Writing Sprint
writingfluencypracticeindividualnone prep10-15 min
Ten minutes of non-stop writing on a prompt. No editing, no pausing, no worrying about errors. Output is what matters — volume and flow. Builds the stamina exam writing demands and breaks the perfection-paralysis that prevents learners from producing.
Procedure
- Display a prompt. Keep it simple: The best decision I've ever made / Why I'm learning English / An ideal weekend.
- Set a timer for 10 minutes.
- Rules:
- Keep the pen moving — even if you write "I don't know what to say" for a sentence, keep going.
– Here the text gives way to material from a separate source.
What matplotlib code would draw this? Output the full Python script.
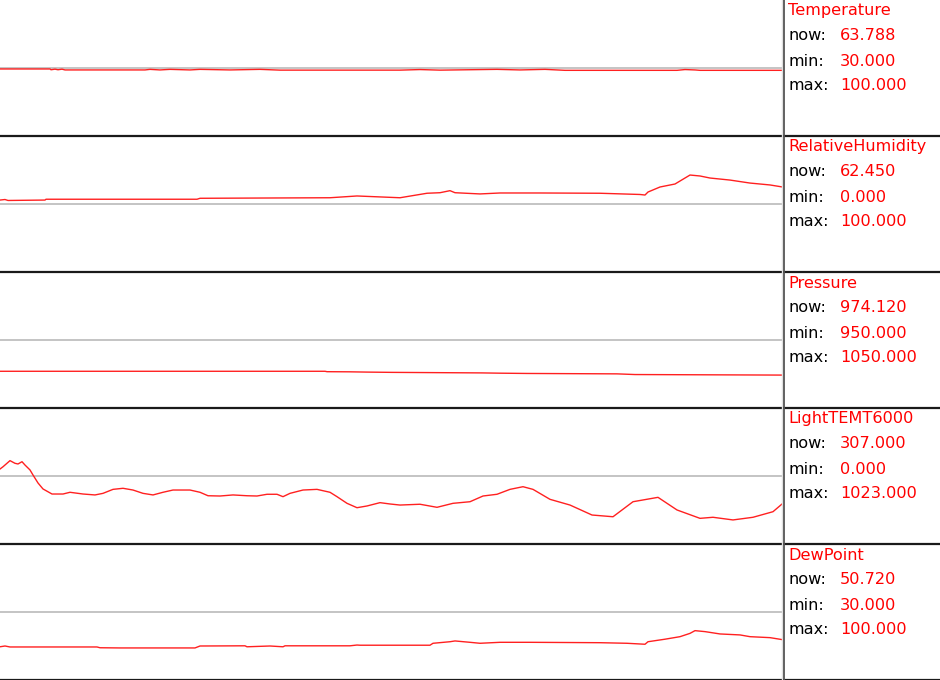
import matplotlib
matplotlib.use("Agg")
import matplotlib.pyplot as plt
from matplotlib.lines import Line2D

# ---------------------------------------------
# sensor data (x = sample position)
# ---------------------------------------------

names = ["Temperature", "RelativeHumidity", "Pressure", "LightTEMT6000", "DewPoint"]
now_vals = [63.788, 62.450, 974.120, 307.000, 50.720]
min_vals = [30.0, 0.0, 950.0, 0.0, 30.0]
max_vals = [100.0, 100.0, 1050.0, 1023.0, 100.0]

temp_x = [0, 50, 51, 55, 58, 62, 65, 145, 150, 160, 170, 190, 200, 230, 260, 280,
          400, 420, 440, 497, 520, 545, 565, 677, 685, 695, 700, 783]
temp_y = [64.5, 64.5, 64.1, 64.4, 64.1, 64.4, 64.0, 64.0, 64.3, 64.0, 64.3, 64.0,
          64.3, 64.0, 64.3, 63.9, 63.9, 64.2, 63.9, 64.3, 64.0, 64.3, 63.8, 63.8,
          64.2, 64.0, 63.8, 63.8]

rh_x = [0, 5, 8, 45, 46, 197, 200, 330, 357, 400, 427, 440, 450, 455, 480, 500,
        540, 600, 640, 645, 648, 660, 675, 690, 700, 710, 730, 750, 770, 783]
rh_y = [52.9, 53.3, 52.6, 52.9, 53.5, 53.5, 54.2, 54.6, 55.9, 54.6, 57.9, 58.3,
        59.8, 58.3, 57.4, 58.1, 58.1, 57.9, 57.0, 56.6, 58.8, 62.5, 64.7, 71.3,
        70.6, 69.1, 67.6, 65.4, 64.0, 62.45]

pres_x = [0, 325, 327, 350, 367, 392, 437, 482, 500, 527, 617, 635, 783]
pres_y = [977.0, 977.0, 976.7, 976.6, 976.4, 976.2, 976.0, 975.8, 975.6, 975.4,
          975.1, 974.6, 974.2]

light_x = [0, 3, 10, 15, 18, 22, 25, 30, 33, 38, 43, 52, 63, 70, 83, 95, 103, 113,
           123, 133, 143, 153, 163, 173, 190, 200, 208, 220, 233, 247, 257, 267,
           277, 283, 290, 303, 317, 330, 337, 347, 357, 367, 380, 390, 400, 420,
           437, 453, 470, 483, 497, 510, 523, 533, 550, 570, 592, 613, 633, 658,
           677, 700, 713, 733, 753, 773, 783]
light_y = [564, 581, 627, 607, 602, 619, 594, 557, 519, 459, 414, 376, 376, 389,
           376, 369, 381, 411, 419, 406, 381, 369, 389, 406, 406, 389, 363, 361,
           369, 363, 361, 374, 374, 356, 381, 406, 411, 389, 356, 306, 273, 286,
           311, 301, 293, 299, 276, 306, 318, 361, 374, 411, 431, 411, 336, 293,
           218, 205, 318, 351, 256, 193, 201, 181, 201, 243, 307]

dew_x = [0, 5, 10, 97, 100, 120, 195, 200, 245, 247, 270, 283, 285, 350, 357, 360,
         430, 433, 450, 455, 470, 480, 500, 530, 600, 627, 645, 648, 665, 680, 690,
         695, 705, 720, 740, 750, 770, 783]
dew_y = [47.1, 47.5, 47.0, 47.0, 46.6, 46.5, 46.5, 47.5, 47.6, 47.1, 47.5, 47.1,
         47.6, 47.6, 48.0, 47.9, 47.9, 48.9, 49.7, 50.1, 49.4, 48.9, 49.4, 49.4,
         49.2, 48.9, 48.4, 49.7, 51.0, 52.3, 54.0, 55.4, 54.9, 53.7, 53.2, 52.3,
         51.8, 50.72]

series_x = [temp_x, rh_x, pres_x, light_x, dew_x]
series_y = [temp_y, rh_y, pres_y, light_y, dew_y]

# ---------------------------------------------
# layout (pixels -> figure fractions)
# ---------------------------------------------

W, H = 940, 680
plot_w = 783
panel_h = 136

fig = plt.figure(figsize=(W / 100, H / 100), dpi=100)
fig.patch.set_facecolor("white")

for k in range(5):
    bottom = 1 - (k + 1) * panel_h / H
    ax = fig.add_axes([0, bottom, plot_w / W, panel_h / H])
    ax.set_xlim(0, plot_w)
    ax.set_ylim(min_vals[k], max_vals[k])
    ax.axis("off")

    mid = (min_vals[k] + max_vals[k]) / 2
    ax.axhline(mid, color="#c4c4c4", lw=1.4, zorder=1)
    ax.plot(series_x[k], series_y[k], color="#ff2020", lw=1.0, zorder=2)

    # text block on the right
    top_px = k * panel_h
    tx = 788 / W
    vx = 840 / W
    rows = [11, 36, 61, 86]
    fig.text(tx, 1 - (top_px + rows[0]) / H, names[k], color="#ff0000",
             fontsize=11.6, va="center", ha="left")
    labels = ["now:", "min:", "max:"]
    vals = [now_vals[k], min_vals[k], max_vals[k]]
    for lab, v, r in zip(labels, vals, rows[1:]):
        fig.text(tx, 1 - (top_px + r) / H, lab, color="black",
                 fontsize=11.6, va="center", ha="left")
        fig.text(vx, 1 - (top_px + r) / H, f"{v:.3f}", color="#ff0000",
                 fontsize=11.6, va="center", ha="left")

# separators
for k in range(1, 6):
    y = 1 - (k * panel_h - 0.5) / H
    fig.add_artist(Line2D([0, 1], [y, y], color="#1a1a1a", lw=1.6,
                          transform=fig.transFigure))

fig.add_artist(Line2D([(plot_w - 1.5) / W] * 2, [0, 1], color="#e0e0e0", lw=1.0,
                      transform=fig.transFigure))
fig.add_artist(Line2D([(plot_w + 0.5) / W] * 2, [0, 1], color="#555555", lw=1.3,
                      transform=fig.transFigure))

fig.savefig("out.png", dpi=100, facecolor="white")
- Don't edit. No crossing out, no going back.
- Don't worry about grammar or spelling. Accuracy isn't the goal today.
- Timer ends. Students count words.
- Track over weeks: same prompt style, same duration; word count rises visibly.
Why It Works
- Fluency independent of accuracy: accuracy-focused writing classes produce slow, careful writers; fluency sprints build the other side.
- Breaks block: students who freeze on a blank page produce when forbidden to stop.
- Exam stamina: IELTS Task 2 requires 250 words in 40 minutes. Sprints build hand-endurance.
- Visible progress: word-count growth over weeks motivates.
Sprint Patterns Across the Term
| Week | Duration | Typical target |
|---|---|---|
| 1 | 5 min | 60–80 words |
| 3 | 7 min | 100–150 |
| 6 | 10 min | 180–220 |
| 10 | 15 min | 250–300 |
Variations
- Sprint with seeds: 3 target vocabulary words must appear. Forces recent vocabulary into output.
- Genre sprint: constraint = genre (horror, news report, letter, diary).
- Topic switch: 2-minute sprint on topic A, 2 on B, 2 on C. Switches train flexibility.
- Sprint then sculpt: sprint produces raw material; the next class, students revise the sprint into a polished paragraph.
- Paired sprint: 5 minutes silent writing, then 2 minutes reading each other's. Partner circles one strong sentence.
Tips
- Don't correct sprints. The moment accuracy matters, fluency dies. Read, celebrate, move on.
- Word count is the only metric. Don't say "and good ideas" — just volume and flow.
- Students who "can't think of anything": give them the permission to write "I don't know what to say" on repeat until something shifts. Usually within 60 seconds it does.
- Great opener or closer — bookends of a writing-heavy lesson.
Source
Elbow, P. (1973) Writing Without Teachers. OUP. Bean, J. (1996) Engaging Ideas — writing fluency in academic contexts. Widespread in NaNoWriMo and creative writing pedagogy.